I hoped to tackle the evaporation problem first, so I bought a four-pound pork shoulder, cubed it up, divided it as best as I could between the old and new sous vides, popped a few cubes of frozen brine in, and cooked it at 141 degrees Fahrenheit for 36 hours. Evaporation increases with surface area, so both a wider pot and a device that makes the surface splash around more could increase evaporation. After taking the differences between the diameters of the pots I used into account, the less-vigorous motion of the Nano seemed to evaporate a teeny bit less water.
After cooking time was up, I shredded the pork with a few forks, and then finished it in a glaze of the drippings from the bag I cooked in, Sweet Baby Rays, honey mustard, and Worcestershire sauce. It was good as hell, regardless of which machine it came from.
Next up, I tried this alligator dish suggested last year by Claire Lower at Lifehacker. It was good, but I had no idea what I was doing. I hadn’t really eaten alligator before, so I wasn’t sure what the proper texture was—and the pieces from either sous vide had pretty different textures throughout, ranging from tender to rubbery based on the thickness. (It all tasted very good.)

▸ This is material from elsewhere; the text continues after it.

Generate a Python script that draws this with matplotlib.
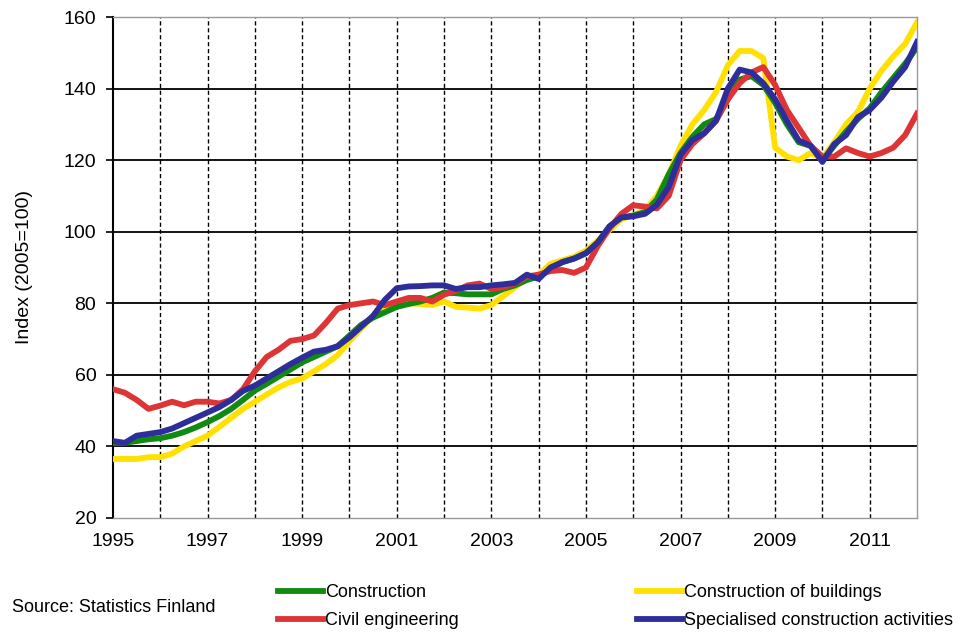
import matplotlib
matplotlib.use("Agg")
import matplotlib.pyplot as plt
import numpy as np

plt.rcParams['font.family'] = ['Liberation Sans', 'DejaVu Sans']

# quarterly points, 1995Q1 .. end of 2011
years = 1995 + np.arange(69) / 4.0

construction = [
    41, 41, 41.5, 42, 42.3, 43, 44, 45.3, 46.8, 48.5, 50.5, 53,
    55.6, 57.5, 59.5, 61.5, 63.5, 65, 66.5, 68, 71, 74, 76, 77.5,
    79, 79.8, 80.5, 81.5, 83, 82.8, 82.5, 82.5, 82.5, 84, 85, 86.5,
    87.5, 89.5, 91.5, 92.5, 94, 97, 101.5, 104, 104.5, 105.5, 109, 116,
    122, 126.5, 130, 131.5, 137, 142.5, 143.5, 141, 136, 130, 125, 124,
    120, 124, 128, 131.5, 134.5, 139, 143, 147, 151.5]

buildings = [
    36.5, 36.5, 36.5, 37, 37, 38, 40, 41.5, 43, 45.5, 48, 50.5,
    52.5, 54.5, 56.5, 58, 59, 61, 63, 65.5, 69.4, 73, 76.5, 78.5,
    79, 80, 79.8, 79.5, 80.5, 79, 78.8, 78.5, 79.5, 82, 84.5, 87,
    88, 91, 92, 93, 94.7, 97.5, 100.5, 103.5, 104.6, 106, 110, 116,
    124, 130, 134, 139, 146.5, 150.5, 150.5, 148.5, 123.5, 121, 120, 122,
    120.5, 125, 130, 133.5, 140, 145, 149, 152.5, 158.5]

civil = [
    56, 55, 53, 50.5, 51.4, 52.5, 51.5, 52.5, 52.5, 52, 53, 56,
    61, 65, 67, 69.5, 70, 71, 74.5, 78.5, 79.5, 80, 80.5, 79.5,
    80.5, 81.5, 81.5, 80.5, 82.4, 83.5, 85, 85.5, 84, 84.5, 85.5, 87.5,
    88, 89, 89.3, 88.5, 90, 96, 101, 105, 107.4, 107, 106.5, 110,
    120, 124.5, 127.5, 131, 137, 141.5, 144.5, 146, 141, 134, 129, 124,
    121, 121, 123.3, 122, 121, 122, 123.5, 127, 133]

specialised = [
    41.5, 41, 43, 43.5, 44, 45, 46.5, 48, 49.5, 51, 53, 55.5,
    57, 59, 61, 63, 64.8, 66.5, 67, 68, 70.5, 73.5, 76.5, 81,
    84.2, 84.7, 84.8, 85, 85, 84, 84.5, 84.5, 85, 85.3, 85.7, 88,
    86.8, 90, 91.5, 92.5, 94, 97, 101.5, 104, 104.3, 105, 107.5, 112.5,
    121.5, 125.6, 127.5, 131, 140, 145.3, 144.5, 141.5, 137, 131, 125.5, 124,
    119.5, 124.5, 127, 132, 134, 137.5, 142, 146, 153]

xticks = [1995, 1997, 1999, 2001, 2003, 2005, 2007, 2009, 2011]
yticks = [20, 40, 60, 80, 100, 120, 140, 160]

fig = plt.figure(figsize=(9.63, 6.35), dpi=100)
ax = fig.add_axes([113/963, 1-518/635, (917-113)/963, (518-17)/635])

lw = 4.2
l_yel, = ax.plot(years, buildings, color='#ffe000', lw=lw, label='Construction of buildings', zorder=3)
l_grn, = ax.plot(years, construction, color='#108a10', lw=lw, label='Construction', zorder=4)
l_red, = ax.plot(years, civil, color='#dd3535', lw=lw, label='Civil engineering', zorder=5)
l_blu, = ax.plot(years, specialised, color='#2e2e9a', lw=lw, label='Specialised construction activities', zorder=6)

ax.set_xlim(1995, 2012)
ax.set_ylim(20, 160)
ax.set_xticks(xticks)
ax.set_yticks(yticks)

# grid: solid horizontal, dashed vertical every year
for v in yticks[1:-1]:
    ax.axhline(v, color='black', lw=1.3, zorder=1)
for x in range(1996, 2012):
    ax.axvline(x, color='black', lw=1.0, ls=(0, (3, 2)), zorder=1)

ax.tick_params(axis='y', length=5, width=1.2, direction='out', pad=7, labelsize=14)
ax.tick_params(axis='x', which='both', length=0, pad=11, labelsize=14)

for s in ['top', 'right', 'bottom']:
    ax.spines[s].set_color('#999999')
    ax.spines[s].set_linewidth(1.0)
ax.spines['left'].set_color('black')
ax.spines['left'].set_linewidth(1.5)

ax.set_ylabel('Index (2005=100)', fontsize=14, labelpad=22)

fig.legend(handles=[l_grn, l_red, l_yel, l_blu], ncol=2, frameon=False,
           loc='upper left', bbox_to_anchor=(278/963, 1-584/635),
           fontsize=13, handlelength=2.5, handletextpad=0.1,
           columnspacing=9.9, labelspacing=0.62, borderpad=0, borderaxespad=0)

fig.text(12/963, 1-607/635, 'Source: Statistics Finland', fontsize=13, va='center')

fig.savefig('out.png', dpi=100)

Finally, I compared the two using perhaps the most popular sous vide recipe: steak cooked to a medium-rare, 129-degree center, then seared in a hot skillet for 30 seconds per side. The steaks were great, obviously, but there was no noticeable difference between how either sous vide prepared the meat. Both steaks appeared evenly cooked throughout.

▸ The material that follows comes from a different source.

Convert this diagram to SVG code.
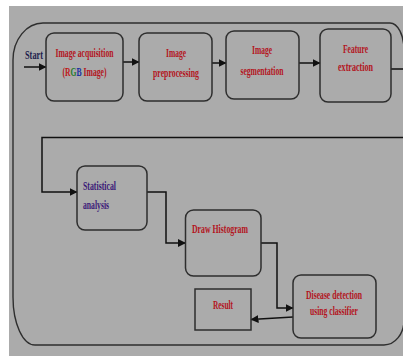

Did the Nano have any benefits? It’s a quieter, lighter, and it looks better. It’s a little less powerful, 750 watts versus the Bluetooth model’s 800 watts and the Bluetooth+WiFi Model’s 900 Watts, but I ran a quick experiment and the Nano heated four quarts of 87 degree water to 131 degrees in 9 minutes, versus the Bluetooth+WiFi’s 9:45—the power difference might be more noticeable in a larger container. The Nano’s height isn’t adjustable, either, but that didn’t get in my way.
The Nano’s aesthetic and usability improvements over the original Anova One and newer Bluetooth+WiFi models are obvious, especially when placed beside one another. Whereas the Nano looks more polished and has intuitive controls you can figure straight out of the box, the oldest’s screen is more reminiscent of an aging gym treadmill. It looks like a laboratory tool, and took up a huge amount of space in my cabinet, compared to the noticeably smaller and lighter Nano, which looks more like a sturdy consumer gadget. The end result isn’t much different—but my desire to own and use the device is. I’ll note that I haven’t used other brands’ offerings yet, and ChefStep’s more powerful, slightly smaller and twice-as-expensive Joule device has plenty of fans.

I’ll also note that the newest sous vide is Bluetooth enabled and has an app for control. This could be useful if you always have it out on your table, and want to turn it on from a different room, but otherwise I haven’t found much use for the app. It offers recipes for inspiration, but so does the rest of the internet. The app does have a pretty nifty temperature and timing quick guide for all sorts of meats, though.

The Nano is the end of a natural progression towards the idealized form of these fancy-but-affordable kitchen gadgets. It’s an evolution similar to how new devices like cell phones or music players eventually look pretty similar as companies figure out what people want. I wouldn’t say the Nano cooks the food any better than the older models, but the most recent improvements make it feel like a better device.
Anova has delivered on its premise, that it can be easy and affordable for a home cook to use professional, precision cooking techniques, much like the Instant Pot has. If you don’t own a sous vide, you like sleek-looking tech, and you’re interested in cooking meat precisely, the Nano is a great, affordable option. If you see the older model on sale and want to save 20 bucks, you probably won’t regret it. But I’m just excited that what was once a loud, mechanical science project the size of a Yeti thermos has turned into a sleek piece of kitchen equipment I don’t mind leaving out on the counter.